Task goal -
Restate the data below word for word. Skip any images it contains.

Given information -
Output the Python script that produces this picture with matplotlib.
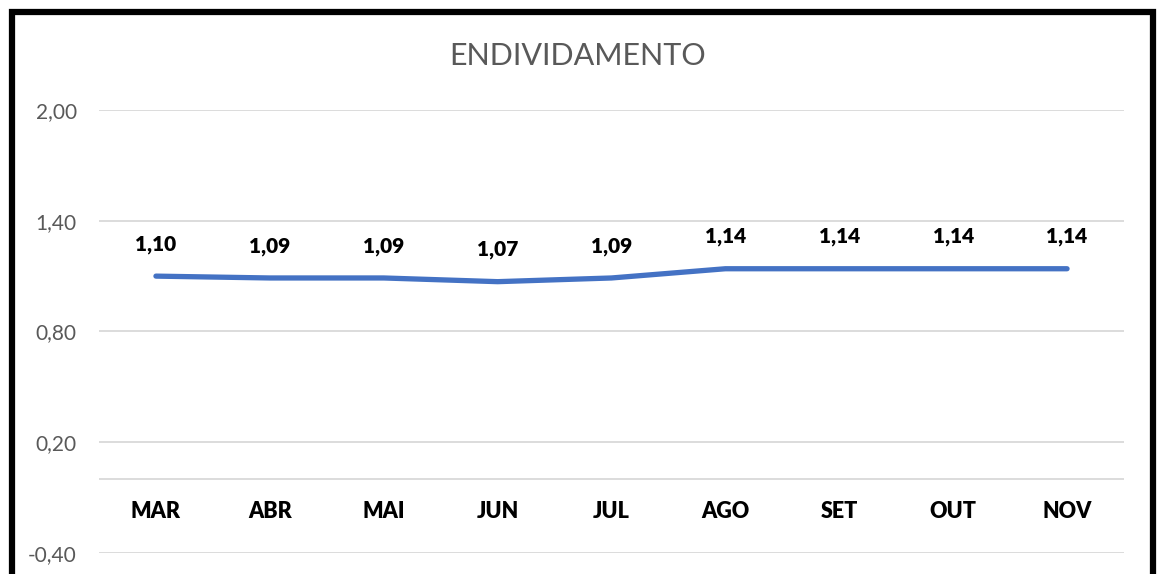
import matplotlib
matplotlib.use("Agg")
import matplotlib.pyplot as plt
from matplotlib.patches import Rectangle

months = ["MAR", "ABR", "MAI", "JUN", "JUL", "AGO", "SET", "OUT", "NOV"]
valores = [1.10, 1.09, 1.09, 1.07, 1.09, 1.14, 1.14, 1.14, 1.14]
yticks = [-0.40, 0.20, 0.80, 1.40, 2.00]

plt.rcParams["font.family"] = ["Lato", "DejaVu Sans"]

fig = plt.figure(figsize=(11.6, 5.74), dpi=100)
ax = fig.add_axes([99 / 1160, 21 / 574, 1025 / 1160, 443 / 574])

x = list(range(len(months)))
ax.plot(x, valores, color="#4472C4", lw=3.8, solid_capstyle="round", zorder=3)

for xi, v in zip(x, valores):
    ax.annotate(f"{v:.2f}".replace(".", ","), (xi, v), xytext=(0, 23),
                textcoords="offset points", ha="center", va="center",
                fontsize=15, fontweight="heavy", color="black")

# category labels sit just under the zero line
for xi, m in zip(x, months):
    ax.text(xi, -0.175, m, ha="center", va="center", fontsize=15.5,
            fontweight="heavy", color="black")

ax.set_xlim(-0.5, len(months) - 0.5)
ax.set_ylim(-0.40, 2.00)
ax.set_yticks(yticks)
ax.set_yticklabels([f"{t:.2f}".replace(".", ",") for t in yticks],
                   fontsize=15, color="#595959")
ax.set_xticks([])
ax.tick_params(axis="y", length=0, pad=16)
for t in yticks:
    ax.axhline(t, color="#d9d9d9", lw=1.3, zorder=1)
ax.axhline(0, color="#d9d9d9", lw=1.3, zorder=1)
for s in ax.spines.values():
    s.set_visible(False)

fig.text(578 / 1160, 1 - 56 / 574, "ENDIVIDAMENTO", ha="center", va="center",
         fontsize=22, color="#595959")

# black frame around the chart, bottom edge runs off the picture
fig.patches.append(Rectangle((12 / 1160, -0.05), 1141 / 1160, 1.05 - 12 / 574,
                             transform=fig.transFigure, fill=False,
                             edgecolor="black", lw=4.5))

fig.savefig("out.png", dpi=100)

Exercise answer -
Output the Python script that produces this picture with matplotlib.
import matplotlib
matplotlib.use("Agg")
import matplotlib.pyplot as plt
from matplotlib.patches import Rectangle

months = ["MAR", "ABR", "MAI", "JUN", "JUL", "AGO", "SET", "OUT", "NOV"]
valores = [1.10, 1.09, 1.09, 1.07, 1.09, 1.14, 1.14, 1.14, 1.14]
yticks = [-0.40, 0.20, 0.80, 1.40, 2.00]

plt.rcParams["font.family"] = ["Lato", "DejaVu Sans"]

fig = plt.figure(figsize=(11.6, 5.74), dpi=100)
ax = fig.add_axes([99 / 1160, 21 / 574, 1025 / 1160, 443 / 574])

x = list(range(len(months)))
ax.plot(x, valores, color="#4472C4", lw=3.8, solid_capstyle="round", zorder=3)

for xi, v in zip(x, valores):
    ax.annotate(f"{v:.2f}".replace(".", ","), (xi, v), xytext=(0, 23),
                textcoords="offset points", ha="center", va="center",
                fontsize=15, fontweight="heavy", color="black")

# category labels sit just under the zero line
for xi, m in zip(x, months):
    ax.text(xi, -0.175, m, ha="center", va="center", fontsize=15.5,
            fontweight="heavy", color="black")

ax.set_xlim(-0.5, len(months) - 0.5)
ax.set_ylim(-0.40, 2.00)
ax.set_yticks(yticks)
ax.set_yticklabels([f"{t:.2f}".replace(".", ",") for t in yticks],
                   fontsize=15, color="#595959")
ax.set_xticks([])
ax.tick_params(axis="y", length=0, pad=16)
for t in yticks:
    ax.axhline(t, color="#d9d9d9", lw=1.3, zorder=1)
ax.axhline(0, color="#d9d9d9", lw=1.3, zorder=1)
for s in ax.spines.values():
    s.set_visible(False)

fig.text(578 / 1160, 1 - 56 / 574, "ENDIVIDAMENTO", ha="center", va="center",
         fontsize=22, color="#595959")

# black frame around the chart, bottom edge runs off the picture
fig.patches.append(Rectangle((12 / 1160, -0.05), 1141 / 1160, 1.05 - 12 / 574,
                             transform=fig.transFigure, fill=False,
                             edgecolor="black", lw=4.5))

fig.savefig("out.png", dpi=100)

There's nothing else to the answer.